Several frameworks provide listings of critical cybersecurity controls. Some frameworks focus on specific areas like financial data (PCI-DSS), some are designed for international work (ISO27001), and others can be customized (NIST CSF). A framework is essential to gauge how aligned an organization’s practices are with current best-practices. If there is a deviation from these frameworks, the law firm should be able to explain how their risk management approach has exempted them from that control. The NIST Cybersecurity Framework (CSF) is recommended because it provides outcomes, maturity levels, and alignment with business and risk objectives.
- What access do you have to cybersecurity expertise and is cybersecurity given regular attention during board meetings?
The threat landscape is a moving target, always changing. Unfortunately, many firms approach cybersecurity as a one-and-done exercise. If your firm takes cybersecurity seriously, they will have regular access to qualified cybersecurity consultants who provide them with audits, penetration tests, training, and current climate updates. Does your legal team take cyber awareness seriously?
- Do you provide specialized cybersecurity training for your staff with a focus on protecting sensitive or regulated data and incorporating continuous reinforcement?
Many companies are purchasing simple online security training. These programs often include an annual review and take less than an hour. But if these programs are going to transform the culture of the company, then you want to make sure they have these features. Training should include specialized sessions about protecting PHI data. We have all been to a seminar only to forget most of it within a week. You can evaluate a company’s concern for cybersecurity by their commitment to reinforcement training throughout the year. Ask for specifics.
- Do you have adequate anti-exploit protection in place for all endpoints?
Every computer that connects to your network is a threat portal. If a user browses to a malicious website, clicks on a phishing email, or inserts a compromised flash-drive, you can assume their computer is now compromised. And now an attacker can use this computer to steal credentials, phish other employees, and capture network data. It is essential that every device has filtering that recognizes known threats and malicious behaviors.

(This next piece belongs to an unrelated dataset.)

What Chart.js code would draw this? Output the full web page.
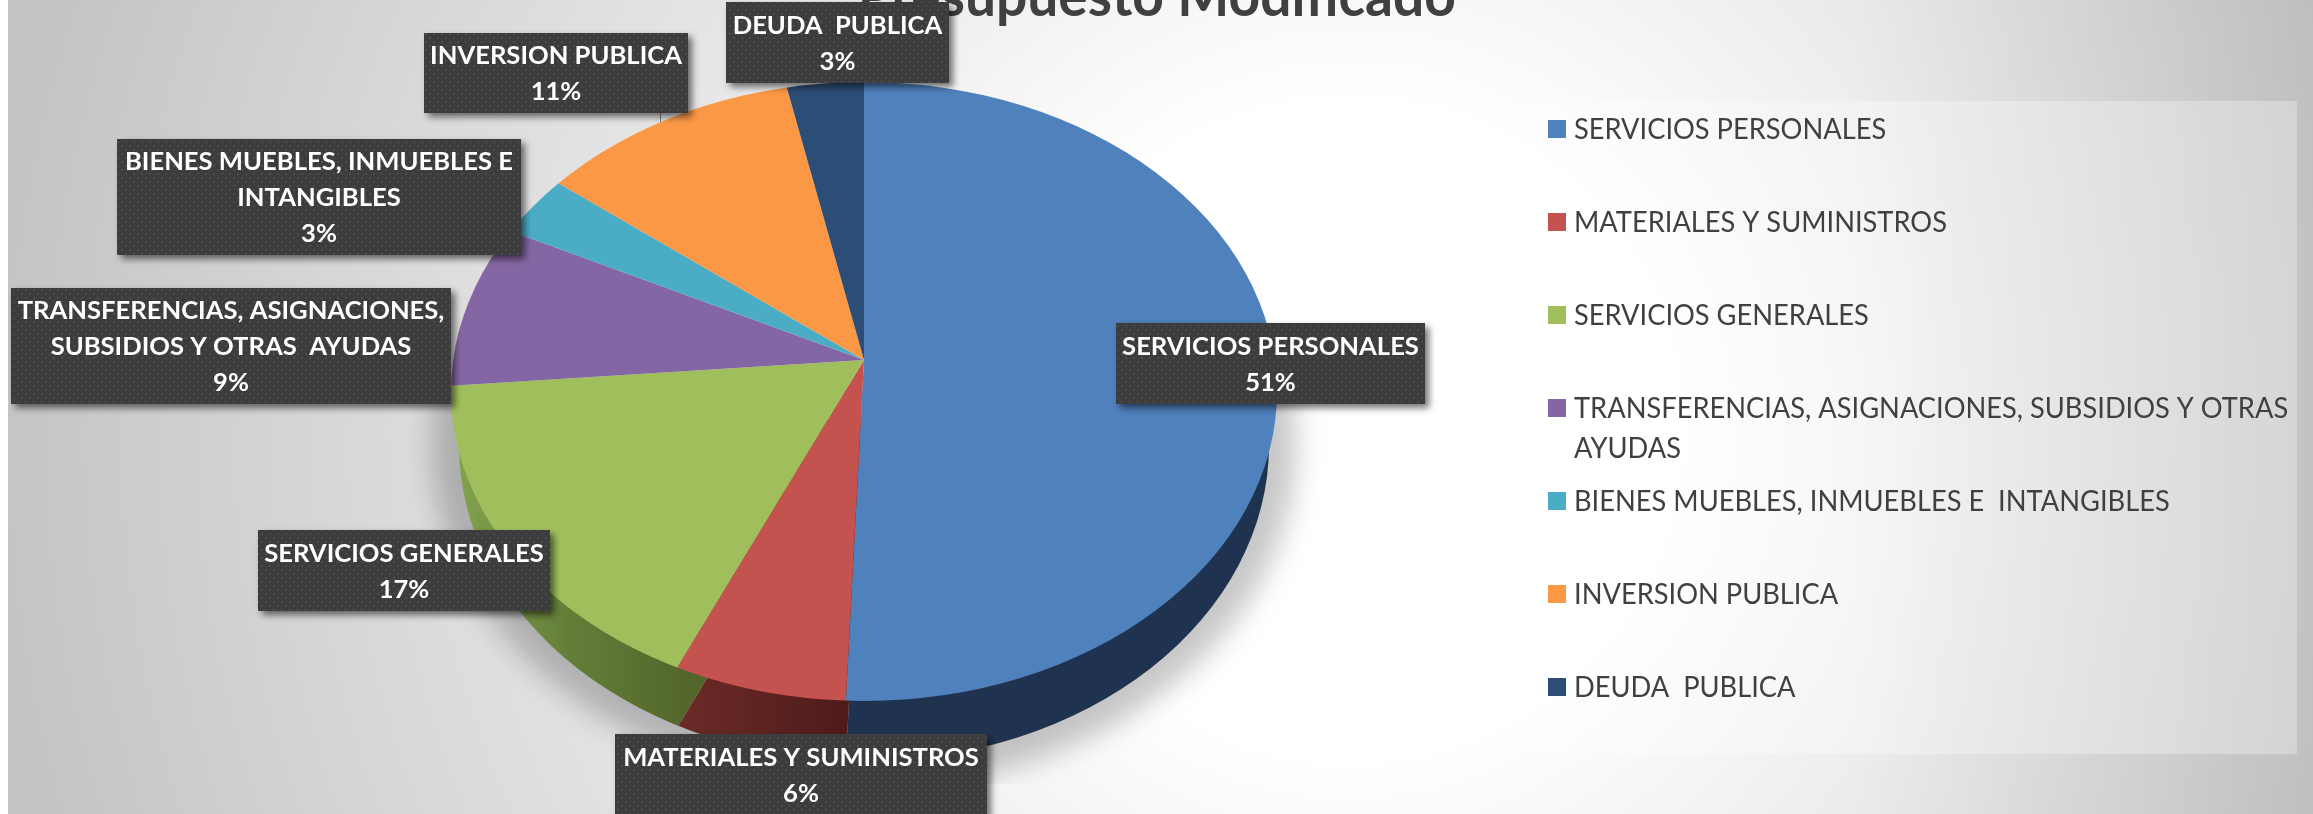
<!DOCTYPE html>
<html>
<head>
<meta charset="utf-8">
<title>Presupuesto Modificado</title>
<script src="https://cdn.jsdelivr.net/npm/chart.js@4"></script>
<style>
  html, body { margin: 0; padding: 0; background: #fff; overflow: hidden; }
  canvas { display: block; }
</style>
</head>
<body>
<canvas id="chart" width="2313" height="814"></canvas>
<script>
const chartTitle = 'Presupuesto Modificado';
const categories = [
  'SERVICIOS PERSONALES',
  'MATERIALES Y SUMINISTROS',
  'SERVICIOS GENERALES',
  'TRANSFERENCIAS, ASIGNACIONES, SUBSIDIOS Y OTRAS  AYUDAS',
  'BIENES MUEBLES, INMUEBLES E  INTANGIBLES',
  'INVERSION PUBLICA',
  'DEUDA  PUBLICA'
];
// percent of the total
const values = [50.7, 6.7, 16.4, 9.1, 3.4, 10.7, 3.0];
// percent as printed on the labels
const percentLabels = ['51%', '6%', '17%', '9%', '3%', '11%', '3%'];
const colors = ['#4F81BD', '#C4524F', '#A0BF5C', '#8566A4', '#4BACC6', '#FB9845', '#2C4D75'];
const sideColors = ['#1F3350', '#5C2321', '#647C3A', '#4A3A60', '#2B6473', '#8F5726', '#192C44'];

// how the label text wraps inside its box
const labelLines = [
  ['SERVICIOS PERSONALES'],
  ['MATERIALES Y SUMINISTROS'],
  ['SERVICIOS GENERALES'],
  ['TRANSFERENCIAS, ASIGNACIONES,', 'SUBSIDIOS Y OTRAS  AYUDAS'],
  ['BIENES MUEBLES, INMUEBLES E', 'INTANGIBLES'],
  ['INVERSION PUBLICA'],
  ['DEUDA  PUBLICA']
];
// manual label placement [left, top, right, bottom]
const labelBoxes = [
  [1116, 323, 1425, 404],
  [615, 734, 987, 815],
  [258, 530, 550, 611],
  [11, 288, 451, 404],
  [117, 139, 521, 255],
  [424, 33, 688, 113],
  [726, 2, 949, 83]
];
const legendLines = [
  ['SERVICIOS PERSONALES'],
  ['MATERIALES Y SUMINISTROS'],
  ['SERVICIOS GENERALES'],
  ['TRANSFERENCIAS, ASIGNACIONES, SUBSIDIOS Y OTRAS', 'AYUDAS'],
  ['BIENES MUEBLES, INMUEBLES E  INTANGIBLES'],
  ['INVERSION PUBLICA'],
  ['DEUDA  PUBLICA']
];

// PIE is where the slices meet. The outline is a true ellipse whose centre sits
// lower than that, which is how the perspective of the 3D original looks.
const PIE = { x: 864, y: 360, radius: 300 };
const RAY = { rx: 413, ryTop: 278, ryBottom: 341, overshoot: 1.12 };
const DISC = { cy: 391.5, rx: 413, ry: 309.5 };
const SIDE = { cy: 445, rx: 405, ry: 316, drop: 60 };

// text squeezed or stretched sideways, the original font is narrower than Lato
function wideText(ctx, text, x, y, scaleX) {
  ctx.save();
  ctx.translate(x, y);
  ctx.scale(scaleX, 1);
  ctx.fillText(text, 0, 0);
  ctx.restore();
}

// Page background: soft radial grey with a white strip at the left
const backdrop = {
  id: 'backdrop',
  beforeDraw(chart) {
    const { ctx, width, height } = chart;
    const g = ctx.createRadialGradient(1350, 430, 0, 1350, 430, 1360);
    g.addColorStop(0, '#ffffff');
    g.addColorStop(0.24, '#ffffff');
    g.addColorStop(0.47, '#ebebeb');
    g.addColorStop(0.74, '#d8d8d8');
    g.addColorStop(1, '#c4c4c4');
    ctx.save();
    ctx.fillStyle = '#ffffff';
    ctx.fillRect(0, 0, width, height);
    ctx.fillStyle = g;
    ctx.fillRect(8, 0, width - 8, height);
    const r = ctx.createLinearGradient(1850, 0, 2313, 0);
    r.addColorStop(0, 'rgba(0,0,0,0)');
    r.addColorStop(1, 'rgba(0,0,0,0.11)');
    ctx.fillStyle = r;
    ctx.fillRect(1850, 0, width - 1850, height);
    // title sits behind the labels and runs off the top edge
    ctx.fillStyle = '#404040';
    ctx.font = 'bold 58px Lato';
    ctx.textAlign = 'right';
    ctx.textBaseline = 'alphabetic';
    wideText(ctx, chartTitle, 1456, 16, 0.95);
    ctx.restore();
  }
};

// Chart.js pies are round, so squash the arcs and clip them to the tilted outline.
const tiltedPie = {
  id: 'tiltedPie',
  beforeDatasetDraw(chart) {
    const { ctx, width, height } = chart;
    const arcs = chart.getDatasetMeta(0).data;
    const cx = arcs[0].x, cy = arcs[0].y, R = arcs[0].outerRadius;
    const k = RAY.overshoot;

    const half = (top, outline, offsetY, paint) => {
      ctx.save();
      ctx.beginPath();
      if (top) ctx.rect(0, 0, width, cy + offsetY);
      else ctx.rect(0, cy + offsetY, width, height);
      ctx.clip();
      ctx.beginPath();
      ctx.ellipse(cx, outline.cy, outline.rx, outline.ry, 0, 0, Math.PI * 2);
      ctx.clip();
      ctx.translate(cx, cy + offsetY);
      ctx.scale(k * RAY.rx / R, k * (top ? RAY.ryTop : RAY.ryBottom) / R);
      ctx.translate(-cx, -cy);
      paint();
      ctx.restore();
    };

    // gradients are read through the squashing transform, so undo it on x
    const sideGradient = stops => {
      const toArc = x => cx + (x - cx) * R / (k * RAY.rx);
      const g = ctx.createLinearGradient(toArc(stops[0][0]), 0, toArc(stops[stops.length - 1][0]), 0);
      const span = stops[stops.length - 1][0] - stops[0][0];
      stops.forEach(s => g.addColorStop((s[0] - stops[0][0]) / span, s[1]));
      return g;
    };
    const sideFill = sideColors.slice();
    sideFill[1] = sideGradient([[684, '#6B2A27'], [847, '#4E1B1A']]);
    sideFill[2] = sideGradient([[465, '#80A04C'], [570, '#647E38'], [684, '#53672C']]);

    // soft shadow under the pie
    ctx.save();
    ctx.beginPath();
    ctx.rect(0, 386, width, 398);
    ctx.clip();
    ctx.filter = 'blur(14px)';
    ctx.fillStyle = 'rgba(0,0,0,0.22)';
    ctx.beginPath();
    ctx.ellipse(cx, SIDE.cy, SIDE.rx + 27, SIDE.ry + 26, 0, 0, Math.PI * 2);
    ctx.fill();
    ctx.restore();

    // side wall
    half(false, SIDE, SIDE.drop, () => {
      arcs.forEach((arc, i) => {
        const opts = arc.options;
        arc.options = { ...opts, backgroundColor: sideFill[i] };
        arc.draw(ctx);
        arc.options = opts;
      });
    });
    // top face
    half(true, DISC, 0, () => arcs.forEach(arc => arc.draw(ctx)));
    half(false, DISC, 0, () => arcs.forEach(arc => arc.draw(ctx)));
    return false;
  }
};

// Dark dotted boxes with name and percent
const dataLabels = {
  id: 'dataLabels',
  afterDatasetsDraw(chart) {
    const { ctx } = chart;
    const tile = document.createElement('canvas');
    tile.width = 8;
    tile.height = 8;
    const t = tile.getContext('2d');
    t.fillStyle = '#3C3C3E';
    t.fillRect(0, 0, 8, 8);
    t.fillStyle = '#4C4C4C';
    t.fillRect(1, 1, 2, 2);
    t.fillRect(5, 5, 2, 2);
    const pattern = ctx.createPattern(tile, 'repeat');

    // leader line of the INVERSION PUBLICA label
    ctx.save();
    ctx.strokeStyle = '#7f7f7f';
    ctx.beginPath();
    ctx.moveTo(660.5, 113);
    ctx.lineTo(660.5, 122);
    ctx.stroke();
    ctx.restore();

    labelBoxes.forEach((box, i) => {
      const [l, t2, r, b] = box;
      ctx.save();
      ctx.shadowColor = 'rgba(0,0,0,0.55)';
      ctx.shadowBlur = 7;
      ctx.shadowOffsetX = 4;
      ctx.shadowOffsetY = 4;
      ctx.fillStyle = pattern;
      ctx.fillRect(l, t2, r - l, b - t2);
      ctx.restore();

      const lines = [...labelLines[i], percentLabels[i]];
      const midY = (t2 + b) / 2 + 1.5;
      ctx.save();
      ctx.fillStyle = '#ffffff';
      ctx.font = 'bold 24.5px Lato';
      ctx.textAlign = 'center';
      ctx.textBaseline = 'middle';
      lines.forEach((line, k) => {
        wideText(ctx, line, (l + r) / 2, midY + (k - (lines.length - 1) / 2) * 36, 1.045);
      });
      ctx.restore();
    });
  }
};

// Legend panel on the right, drawn by hand because one entry wraps
const legendPanel = {
  id: 'legendPanel',
  afterDraw(chart) {
    const { ctx } = chart;
    ctx.save();
    ctx.fillStyle = 'rgba(255,255,255,0.3)';
    ctx.fillRect(1534, 101, 763, 653);
    ctx.font = '29px Lato';
    ctx.textBaseline = 'middle';
    ctx.textAlign = 'left';
    legendLines.forEach((lines, i) => {
      const y = 129 + i * 93;
      ctx.fillStyle = colors[i];
      ctx.fillRect(1548, y - 9, 18, 18);
      ctx.fillStyle = '#404040';
      lines.forEach((line, k) => wideText(ctx, line, 1574, y + 0.5 + k * 40, 0.94));
    });
    ctx.restore();
  }
};

new Chart(document.getElementById('chart'), {
  type: 'pie',
  data: {
    labels: categories,
    datasets: [{
      data: values,
      backgroundColor: colors,
      borderWidth: 0
    }]
  },
  options: {
    responsive: false,
    animation: false,
    layout: {
      padding: {
        left: PIE.x - PIE.radius,
        right: 2313 - PIE.x - PIE.radius,
        top: PIE.y - PIE.radius,
        bottom: 814 - PIE.y - PIE.radius
      }
    },
    plugins: {
      legend: { display: false },
      tooltip: { enabled: false }
    }
  },
  plugins: [backdrop, tiltedPie, dataLabels, legendPanel]
});
</script>
</body>
</html>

The anti-malware protection installed can be evaluated based on 1) how thoroughly it scans the system, 2) how quickly it can react to a perceived threat, and 3) the ability to restore the system to a known good state.
- Is your network protected with content filtering, URL filtering, and a properly configured firewall with regular review?
While it is important to protect every computer, the rest of the network infrastructure must not be neglected. Like the walls of a castle, protecting the flow of traffic across the network helps in detecting intrusions, and provides another defense layer. All traffic entering and leaving the firewall should have the URL and content reviewed to identify malicious activity. A firewall should drop all traffic coming from the outside unless first initiated from authorized internal traffic or with a thoroughly vetted exception plan
- Is your staff required to use end-to-end encryption when working remotely?
Legal staff will have a need to access sensitive data while in a courtroom, during interviews, or carrying out other activities that take them off-site. They will need to work through a network that is not managed by their cybersecurity team. Do they have a policy and plan that requires the encryption of data from the law firm’s system, across any other networks, onto the legal staff’s computer and back?
- What is your process for monitoring the reception, storage, and destruction of sensitive data?
Data that is unmanaged is data that will be compromised. There should be safe mechanisms in place to receive, store, and adequately destroy any sensitive data collected before, during, and after a legal proceeding. Data access should be logged and monitored.
- Do you have controls, encryption policies, and tracking for all removable media?
The standard policy should be to require data only to be stored in safe data storage within the company’s protected network. If an exception is needed, it should be explained, monitored, and encrypted throughout the process. Finally, there must be a safe way of destroying the data once it is returned.
- Have you performed a gap-analysis on your cybersecurity insurance?
During a breach response, cybersecurity insurance should provide funds to cover forensic analysis, recovery, and even litigation. But cybersecurity insurance is still growing up in the industry, and policies have not fully settled on coverage amounts or exclusions. As litigations are processed, it is becoming clear that many companies have gaps in their ability to draw upon funds when they are most needed. It is crucial that the company you are relying upon to protect your data has the means in place if required.
If you do not get satisfactory answers to these ten questions, you are unnecessarily placing yourself, your insureds, and your shareholders at risk. Effectively combatting and safeguarding against data breaches and cybersecurity disasters is time-consuming and expensive, but it is the world we now live in. If your subrogation vendor or law firm is not willing or able to adequately answer the above questions, you should find one who is. Not only do slightly lower contingency fees not result in larger net subrogation recoveries (in fact, it is just the opposite), but even if they did, they would not be worth the risk of a major data breach that could damage your company’s reputation and hard-earned brand permanently.